A FAMILY have told of their shock after being hit with a £1,000 bill to bury their grandparents together despite buying the double-plot 38 years ago.

Dr Sarah Morris, 46, was outraged when forced to pay an extra £1,086.75 to have grandma Doris buried in Marlow Cemetery with her husband, Harold, who died back in 1967.

Mrs Morris, 98, died on February 21 this year but had been living outside Marlow for the past 38 years following her husband's death.

Before she moved away with family, she purchased a double plot so she could return to the town and be buried with her husband.

But because she lived outside Marlow for so long, her family was charged three-and-a-half times more than the normal rate for burial.

Dr Morris, of Maulden, Bedfordshire, has now called on Marlow Town Council to cut their prices.

She said: "We are very unhappy we had to pay £600 in internment and around £400 maintenance.

"The issue is not that we paid it it is that she paid it up front.

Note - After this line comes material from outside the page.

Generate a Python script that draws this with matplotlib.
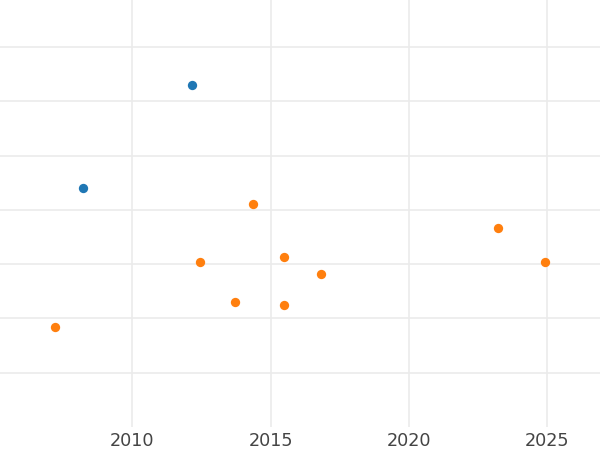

"This is an issue for families in a similar situation. We could afford to pay it but poorer families might not."

The council said it was simply following rules which mean local residents get reduced cemetery fees because they pay local council tax. It said the rates were agreed annually by its cemetery sub-committee and were also compared to rates in neighbouring councils.

But the family insist the rules are insensitive to the couple, who lived in Marlow for more than 60 years and owned a well known butcher's shop in Spittal Street named after Mr Morris's father, Thomas.

They were also local farmers.

Great grandson Tom Morris, 21, said: "It the system doesn't take into account the history very seriously. Sixty years is a long time to live somewhere."

Katherine Joy, deputy clerk for the council, said the rules could not be changed in individual cases but they were aware of the family's complaint.

She said: "Obviously our members are aware of it but it is up to the sub-committee when the review comes around again to see whether they want to increase or maintain the current fees that govern the cemetery."

"There has not been a problem in the past," she added.